Investing.com — Shares of Atos (EPA:ATOS) rose on Thursday following the company’s third-quarter results, which were broadly in line with market expectations.
At 8:47 am (1247 GMT), Atos was trading 1.7% higher.
Atos’s revenue for the quarter amounted to €2,305 million, slightly falling short of Morgan Stanley’s estimates but exceeding consensus predictions by 1%. This was marked by a reported organic growth decline of 4.4% year-over-year.
The company’s segment breakdown showed mixed results. Eviden, Atos’s digital services division, generated €1,093 million in revenue, reflecting a steeper organic decline of 6.4%.
This segment faced challenges primarily due to a slowdown in the Americas and Central Europe, as well as reductions in contract scopes.
In contrast, Atos’s Tech Foundations segment reported revenue of €1,212 million, down 2.6% organically, indicating a more stable performance in comparison.
Despite these declines, Atos reaffirmed its financial outlook for fiscal year 2024, expecting results to align with the business plan released in early September.
The company expects an organic revenue decrease in the mid-single-digit percentage range, translating to expected revenues of €9.7 billion for the year.

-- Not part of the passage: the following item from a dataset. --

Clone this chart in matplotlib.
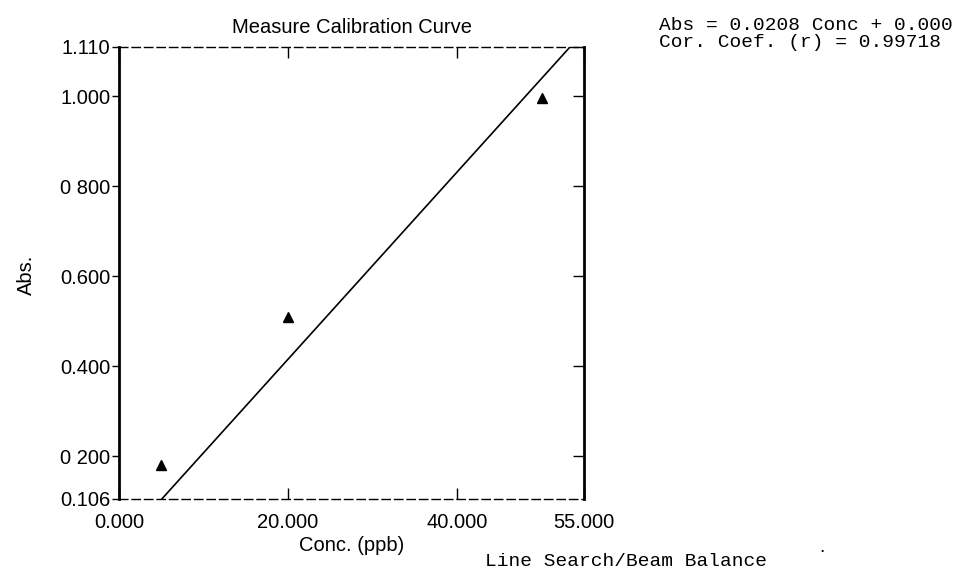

Additionally, operating margins are projected at about €238 million, excluding further provisions related to underperforming contracts.
Atos reported a net debt of €4.6 billion at the end of the third quarter, flagging a reduction of €1.6 billion in working capital since December 2023.
The company also reported a decrease in order entry, which stood at €1.5 billion for the quarter, resulting in a book-to-bill ratio of 0.66, down from 0.84 in the previous year.
This trend reflects a cautious market environment, although the company remains focused on its strategic restructuring efforts.
Atos is currently awaiting a decision from the court regarding its pre-arranged financial restructuring plan, with closure expected by late December 2024 or early January 2025.
Morgan Stanley analysts see potential upside risks related to the rapid restructuring of Tech Foundations and a quicker turnaround of business operations.
However, there are lingering concerns about high uncertainty surrounding free cash flow in the coming years and the liabilities that could impact the company’s financial health, even after the anticipated debt-to-equity swap.